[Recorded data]

------------------------

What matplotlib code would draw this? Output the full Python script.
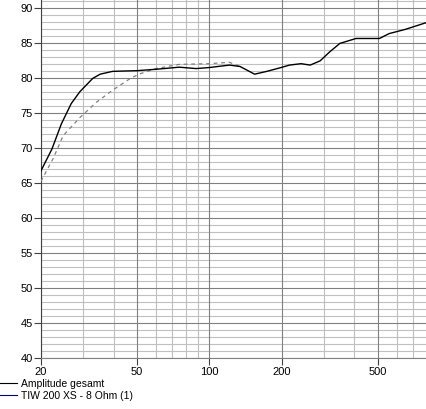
import numpy as np
import matplotlib
matplotlib.use("Agg")
import matplotlib.pyplot as plt
from matplotlib.lines import Line2D

plt.rcParams['font.family'] = ['Liberation Sans', 'DejaVu Sans']

# frequency response
freq_total = [20, 22.2, 24.3, 26.7, 29, 32.8, 35.2, 39.6, 44, 50, 60, 75, 88, 100, 121, 134,
              154, 173, 196, 215, 240, 262, 288, 316, 348, 406, 508, 557, 650, 800]
db_total = [66.8, 69.9, 73.5, 76.4, 78.1, 80.0, 80.6, 81.0, 81.05, 81.1, 81.3, 81.6, 81.4, 81.55,
            81.9, 81.7, 80.6, 81.0, 81.5, 81.9, 82.1, 81.9, 82.5, 83.8, 85.0, 85.7, 85.7, 86.4, 87.0, 88.0]

freq_driver = [20, 22.5, 24.7, 29, 34, 39.6, 47, 51, 60, 75, 100, 121, 134]
db_driver = [65.3, 68.6, 71.8, 74.4, 76.6, 78.3, 80.0, 80.6, 81.4, 82.0, 82.1, 82.3, 81.7]

yticks = [40, 45, 50, 55, 60, 65, 70, 75, 80, 85, 90]
xticks = [20, 50, 100, 200, 500]
xminor = [30, 40, 60, 70, 80, 90, 300, 400, 600, 700, 800]

fig = plt.figure(figsize=(4.27, 4.09), dpi=100)
ax = fig.add_axes([41 / 427, 1 - 358.3 / 409, 1 - 41 / 427, 358.3 / 409])
ax.set_xscale("log")
ax.set_xlim(20, 800)
ax.set_ylim(40, 91.2)

# grid: light every 1 dB / minor freq, darker on major
for v in range(40, 92):
    if v % 5:
        ax.axhline(v, color="#c0c0c0", lw=0.8, zorder=1)
for v in xminor:
    ax.axvline(v, color="#c0c0c0", lw=0.8, zorder=1)
for v in yticks:
    ax.axhline(v, color="#808080", lw=0.8, zorder=2)
for v in xticks:
    ax.axvline(v, color="#808080", lw=0.8, zorder=2)

ax.plot(freq_driver, db_driver, color="#808080", lw=0.9, ls=(0, (3, 3)), zorder=3)
ax.plot(freq_total, db_total, color="black", lw=1.0, zorder=4)

ax.set_xticks(xticks)
ax.set_xticklabels([str(x) for x in xticks])
ax.minorticks_off()
ax.set_yticks(yticks)
ax.tick_params(labelsize=8, length=5, width=0.8, color="#404040", pad=1)
for s in ["top", "right"]:
    ax.spines[s].set_visible(False)
ax.spines["left"].set_color("#404040")
ax.spines["left"].set_linewidth(0.8)
ax.spines["bottom"].set_color("#808080")
ax.spines["bottom"].set_linewidth(0.8)

handles = [Line2D([], [], color="black", lw=0.8),
           Line2D([], [], color="#000080", lw=0.8)]
fig.legend(handles, ["Amplitude gesamt", "TIW 200 XS - 8 Ohm (1)"],
           loc="upper left", bbox_to_anchor=(-0.008, 1 - 379 / 409), frameon=False,
           fontsize=7.5, handlelength=2.0, handletextpad=0.3, labelspacing=0.15,
           borderaxespad=0, borderpad=0)

fig.savefig("out.png", dpi=100)
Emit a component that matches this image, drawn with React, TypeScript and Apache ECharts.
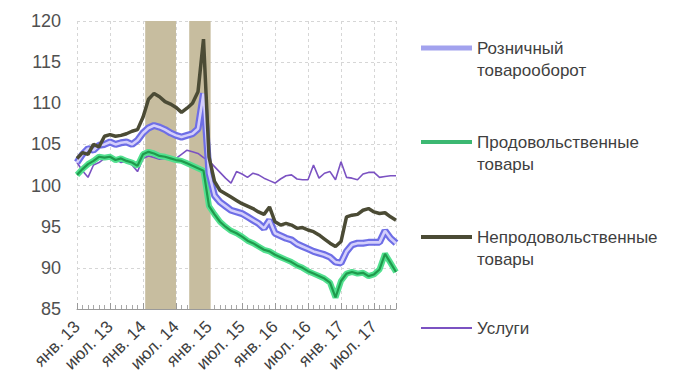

------------------------

Each line of the data should be quoted exactly, with pictures left out.

What matplotlib code would draw this? Output the full Python script.
import numpy as np
import matplotlib
matplotlib.use("Agg")
import matplotlib.pyplot as plt
from matplotlib.lines import Line2D

plt.rcParams['font.family'] = ['Liberation Sans', 'DejaVu Sans']

# frequency response
freq_total = [20, 22.2, 24.3, 26.7, 29, 32.8, 35.2, 39.6, 44, 50, 60, 75, 88, 100, 121, 134,
              154, 173, 196, 215, 240, 262, 288, 316, 348, 406, 508, 557, 650, 800]
db_total = [66.8, 69.9, 73.5, 76.4, 78.1, 80.0, 80.6, 81.0, 81.05, 81.1, 81.3, 81.6, 81.4, 81.55,
            81.9, 81.7, 80.6, 81.0, 81.5, 81.9, 82.1, 81.9, 82.5, 83.8, 85.0, 85.7, 85.7, 86.4, 87.0, 88.0]

freq_driver = [20, 22.5, 24.7, 29, 34, 39.6, 47, 51, 60, 75, 100, 121, 134]
db_driver = [65.3, 68.6, 71.8, 74.4, 76.6, 78.3, 80.0, 80.6, 81.4, 82.0, 82.1, 82.3, 81.7]

yticks = [40, 45, 50, 55, 60, 65, 70, 75, 80, 85, 90]
xticks = [20, 50, 100, 200, 500]
xminor = [30, 40, 60, 70, 80, 90, 300, 400, 600, 700, 800]

fig = plt.figure(figsize=(4.27, 4.09), dpi=100)
ax = fig.add_axes([41 / 427, 1 - 358.3 / 409, 1 - 41 / 427, 358.3 / 409])
ax.set_xscale("log")
ax.set_xlim(20, 800)
ax.set_ylim(40, 91.2)

# grid: light every 1 dB / minor freq, darker on major
for v in range(40, 92):
    if v % 5:
        ax.axhline(v, color="#c0c0c0", lw=0.8, zorder=1)
for v in xminor:
    ax.axvline(v, color="#c0c0c0", lw=0.8, zorder=1)
for v in yticks:
    ax.axhline(v, color="#808080", lw=0.8, zorder=2)
for v in xticks:
    ax.axvline(v, color="#808080", lw=0.8, zorder=2)

ax.plot(freq_driver, db_driver, color="#808080", lw=0.9, ls=(0, (3, 3)), zorder=3)
ax.plot(freq_total, db_total, color="black", lw=1.0, zorder=4)

ax.set_xticks(xticks)
ax.set_xticklabels([str(x) for x in xticks])
ax.minorticks_off()
ax.set_yticks(yticks)
ax.tick_params(labelsize=8, length=5, width=0.8, color="#404040", pad=1)
for s in ["top", "right"]:
    ax.spines[s].set_visible(False)
ax.spines["left"].set_color("#404040")
ax.spines["left"].set_linewidth(0.8)
ax.spines["bottom"].set_color("#808080")
ax.spines["bottom"].set_linewidth(0.8)

handles = [Line2D([], [], color="black", lw=0.8),
           Line2D([], [], color="#000080", lw=0.8)]
fig.legend(handles, ["Amplitude gesamt", "TIW 200 XS - 8 Ohm (1)"],
           loc="upper left", bbox_to_anchor=(-0.008, 1 - 379 / 409), frameon=False,
           fontsize=7.5, handlelength=2.0, handletextpad=0.3, labelspacing=0.15,
           borderaxespad=0, borderpad=0)

fig.savefig("out.png", dpi=100)
Emit a component that matches this image, drawn with React, TypeScript and Apache ECharts.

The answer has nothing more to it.